Le recueil lui-même s'intercale entre deux longs poèmes « Nox » et « Lux », (« Nuit » et « Lumière ») au symbolisme assez clair : Napoléon III a plongé la France dans la nuit, et Le France doit trouver en elle-même les forces pour retrouver la lumière. La principale originalité de ce recueil est de réunir, à l'intérieur d'une tonalité générale satirique, et même agressive, une diversité de tonalités secondaires qui, mises les unes avec les autres, donnent un ensemble à la fois cohérent, coloré et séduisant : La postérité à retenu les poèmes les plus épiques, comme « L'expiation » (avec ces deux chefs-oeuvre absolus que sont « Il neigeait » et »Waterloo »), mais Hugo use avec beaucoup de savoir-faire de la chanson (telle que l'a popularisée Béranger), l'invective satirique, le lyrisme populaire et pathétique, et même sur la fin et l'ouverture vers l'avenir, la vision prophétique.

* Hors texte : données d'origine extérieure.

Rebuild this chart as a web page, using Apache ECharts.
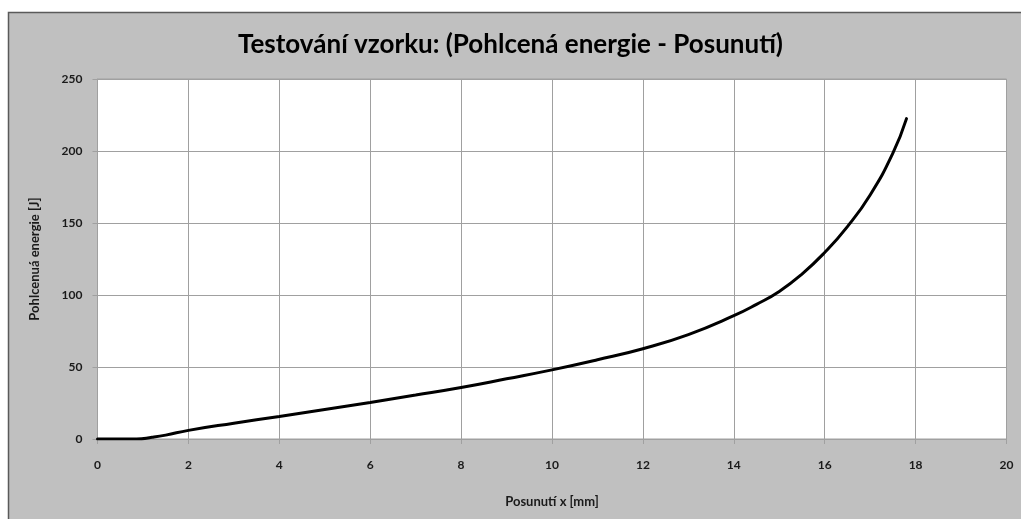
<!DOCTYPE html>
<html>
<head>
<meta charset="utf-8">
<script src="https://cdn.jsdelivr.net/npm/echarts@6/dist/echarts.min.js"></script>
<style>
  html, body { margin: 0; padding: 0; background: #fff; }
  #chartmain { width: 1021px; height: 519px; }
</style>
</head>
<body>
<div id="chartmain"></div>
<script>
// posunutí x [mm] a pohlcená energie [J]
var posunuti = [0, 0.5, 0.86, 1.2, 1.5, 2, 3, 4, 5, 6, 7, 8, 9, 10, 11, 12, 13, 14, 14.5, 15, 15.5, 16, 16.5, 17, 17.5, 17.8];
var energie  = [0, 0, 0, 1.2, 2.7, 6, 11, 15.7, 20.5, 25.4, 30.5, 35.8, 41.8, 48, 55, 62.7, 72.5, 85.6, 93.5, 102.5, 114.5, 129.5, 147.5, 169.5, 198.5, 222.5];

var data = [];
for (var i = 0; i < posunuti.length; i++) {
    data.push([posunuti[i], energie[i]]);
}

var gridCol = '#a0a0a0';
var labelFont = { color: '#1a1a1a', fontFamily: 'Lato', fontWeight: 'bold', fontSize: 12 };

var option = {
    animation: false,
    backgroundColor: '#fff',
    graphic: [{
        type: 'rect',
        z: -10,
        silent: true,
        shape: { x: 8.5, y: 12.5, width: 1100, height: 600 },
        style: { fill: '#c0c0c0', stroke: '#5a5a5a', lineWidth: 1.5 }
    }],
    title: {
        text: 'Testování vzorku: (Pohlcená energie - Posunutí)',
        left: 'center',
        top: 27,
        textStyle: { fontFamily: 'Lato', fontWeight: 'bold', fontSize: 26, color: '#000' }
    },
    grid: {
        left: 97.5,
        right: 14.5,
        top: 79,
        bottom: 80,
        show: true,
        backgroundColor: '#fff',
        borderColor: gridCol,
        borderWidth: 1
    },
    xAxis: {
        type: 'value',
        min: 0,
        max: 20,
        interval: 2,
        name: 'Posunutí x [mm]',
        nameLocation: 'middle',
        nameGap: 56,
        nameTextStyle: { color: '#1a1a1a', fontFamily: 'Lato', fontWeight: 'bold', fontSize: 13 },
        axisLine: { lineStyle: { color: gridCol } },
        axisTick: { show: true, length: 5, lineStyle: { color: gridCol } },
        axisLabel: Object.assign({ margin: 20 }, labelFont),
        splitLine: { show: true, lineStyle: { color: gridCol, width: 1 } }
    },
    yAxis: {
        type: 'value',
        min: 0,
        max: 250,
        interval: 50,
        name: 'Pohlcenuá energie [J]',
        nameLocation: 'middle',
        nameGap: 56,
        nameTextStyle: { color: '#1a1a1a', fontFamily: 'Lato', fontWeight: 'bold', fontSize: 13 },
        axisLine: { show: true, lineStyle: { color: gridCol } },
        axisTick: { show: true, length: 5, lineStyle: { color: gridCol } },
        axisLabel: Object.assign({ margin: 15 }, labelFont),
        splitLine: { show: true, lineStyle: { color: gridCol, width: 1 } }
    },
    series: [{
        type: 'line',
        data: data,
        smooth: 0.5,
        showSymbol: false,
        lineStyle: { color: '#000', width: 3, cap: 'round' }
    }]
};

var myChart = echarts.init(document.getElementById('chartmain'));
myChart.setOption(option);
</script>
</body>
</html>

Tous les talents poétiques (et pas seulement poétiques, d'ailleurs) de Hugo sont donc réunis dans ce recueil : Comme Beethoven, dans un autre art et cinquante ans plus tôt, on ne peut qu'admirer à la fois la puissance de l'idée et la maestria de la réalisation : Hugo est vraiment un surhomme, et il le sait, il le croit :
Si l'on n'est plus que mille, eh bien, j'en suis ! Si même
Ils ne sont plus que cent, je brave encor Sylla ;
S'il en demeure dix, je serai le dixième ;
Et s'il n'en reste qu'un, je serai celui-là !
Pas modeste, Victor, légèrement emphatique, mais il a sans doute le droit de le faire. D'autant qu'il n'est pas avare de pensées pour le Peuple : S'il fustige les Grands de ce monde, il a toujours un mot pour les petits, les pauvres, les enfants, les victimes.
Et c'est pourquoi s'il y aura toujours un « Victor Hugo hélas, ! », il y aura toujours un « Victor Hugo, tant mieux ! ».